Limits and uncertainties

  • The measure allows the DOJ to withhold or redact material that could jeopardize active investigations, which could delay or limit transparency.
  • Even if the House passes it, the bill must clear the Senate and then reach the president’s desk. Trump has said he would sign such a bill.
  • Separately, the president already has the authority to direct DOJ releases (he’s used that power before), but the House is instead forcing a legislative vote to compel disclosure.

Political context

  • Renewed interest follows newly released emails in which Epstein told a journalist that President Trump “knew about the girls,” raising fresh scrutiny even though Trump denies wrongdoing and says he and Epstein had a falling out.
  • Victims and advocates (e.g., Annie Farmer) press for accountability of those who “allowed” or “funded” the crimes.

Cracks in the MAGA coalition — Marjorie Taylor Greene vs. Trump

The split

  • Rep.
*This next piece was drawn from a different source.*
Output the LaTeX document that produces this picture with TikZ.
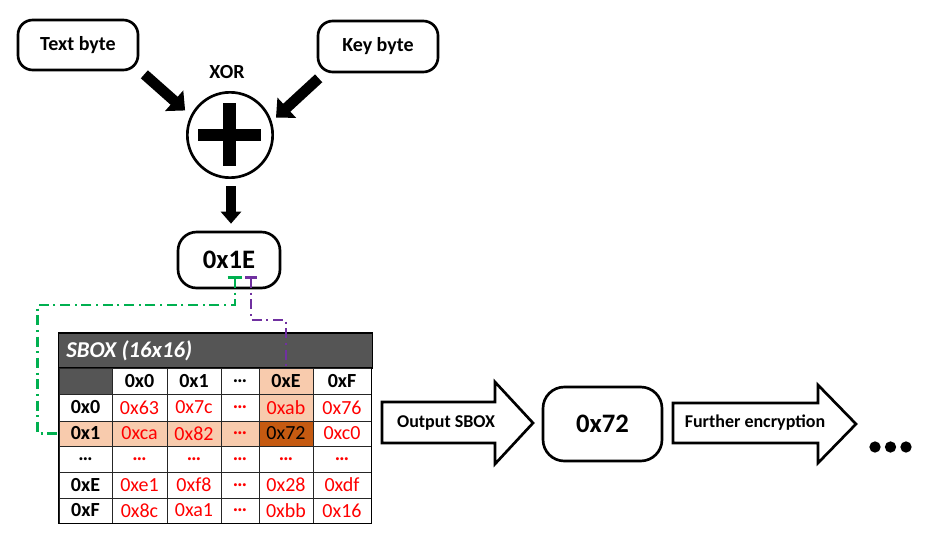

Marjorie Taylor Greene — long a staunch Trump ally — has publicly criticized Trump on multiple fronts, including his handling of the Epstein files and perceived deviations from MAGA priorities.
  • Greene said the president has “lost his way” and urged returning to MAGA promises; Trump has publicly called her a “traitor” and said “she’s lost her way.”

Broader significance

  • Greene’s criticism reflects wider dissatisfaction among some MAGA conservatives who feel Trump hasn’t delivered on priorities such as hardline foreign policy, mass deportations, trade wars, or other domestic promises.
  • Unlike some critics who have moved away from core positions, Greene remains strongly conservative; her conflict with Trump signals an earlier-than-expected intra‑party reckoning over what the post‑Trump GOP might look like.
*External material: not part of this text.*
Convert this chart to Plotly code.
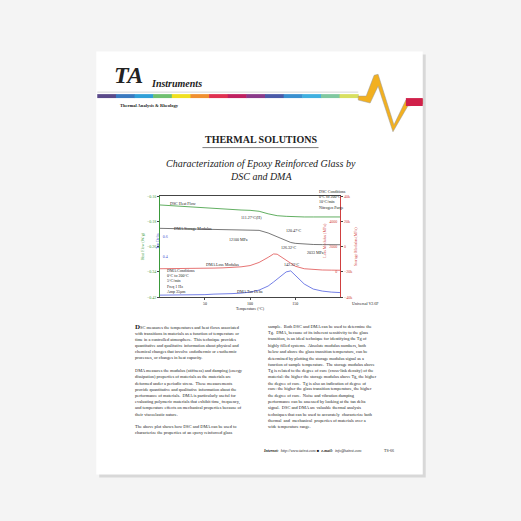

Saudi crown prince visits the White House

What’s expected

  • Crown Prince Mohammed bin Salman (MBS) is meeting President Trump; they are expected to announce major deals and security arrangements.
  • Saudi priorities reportedly include a U.S. defense guarantee (similar to a pact Trump recently made with Qatar), access to advanced systems such as F-35 jets (now unique to Israel in the region), civilian nuclear technology transfer and advanced AI chips.
  • Saudi officials say they’re prepared to invest large sums in the U.S. (reportedly $600 billion+).
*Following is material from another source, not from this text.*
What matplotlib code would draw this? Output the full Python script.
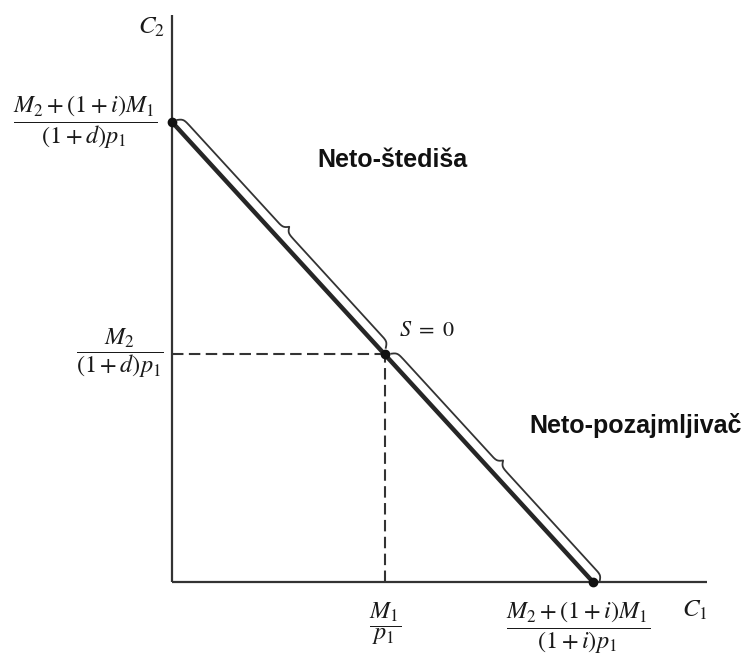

Political and diplomatic context

  • For Trump: a chance to tout job-creating investments and distract from domestic controversies (e.g., Epstein files, MAGA infighting).
  • For MBS: the visit is his first Washington return since the 2018 killing of Jamal Khashoggi. He seeks security guarantees and foreign investment to fuel modernization projects and job creation in Saudi Arabia.
  • Human rights concerns (Khashoggi’s murder, repression of dissidents and women’s rights activists) remain unresolved and politically salient.
  • The relationship is highly transactional: Gulf leaders leverage ties for security and investment, and Trump has business connections to Gulf-funded developments, which the White House says are not conflicts of interest.

Key takeaways

  • The House vote would increase pressure for transparency about Epstein but faces redactions, DOJ discretion, and additional legislative steps (Senate + presidential action).
  • The Epstein files controversy is fueling intra‑GOP disputes and highlighting limits of Trump’s control over his congressional allies.
  • The Saudi visit underscores transactional U.S.–Gulf ties: security guarantees and big investments are on the table, but human rights concerns and political optics remain central.
  • Watch for how much information is actually released, whether the Senate acts, whether the Trump administration finalizes a Saudi defense arrangement, and whether MAGA fissures deepen or are patched.

Notable quotes from the episode

  • Victim/advocate Annie Farmer: “This idea that, no, there’s nothing more to see here, we don’t buy it.”
  • Rep. Marjorie Taylor Greene: “I think that the American people deserve to be put first. That’s what Make America Great Again meant to me.”
  • President Trump on Greene: “I don’t know what happened to Marjorie. She’s a nice woman, but I don’t know what happened. She’s lost her way.”

What to watch next

  • The House vote outcome and any subsequent DOJ redactions or delays.
  • Whether the Senate will take up the bill and whether Trump will use existing executive authority instead of waiting.
  • Concrete details of any U.S.–Saudi defense guarantees, weapons sales, or technology transfers — and congressional reaction, especially regarding F-35s and nuclear cooperation.
  • How the MAGA coalition responds: further public splits or reconciliation between Trump and hardline allies.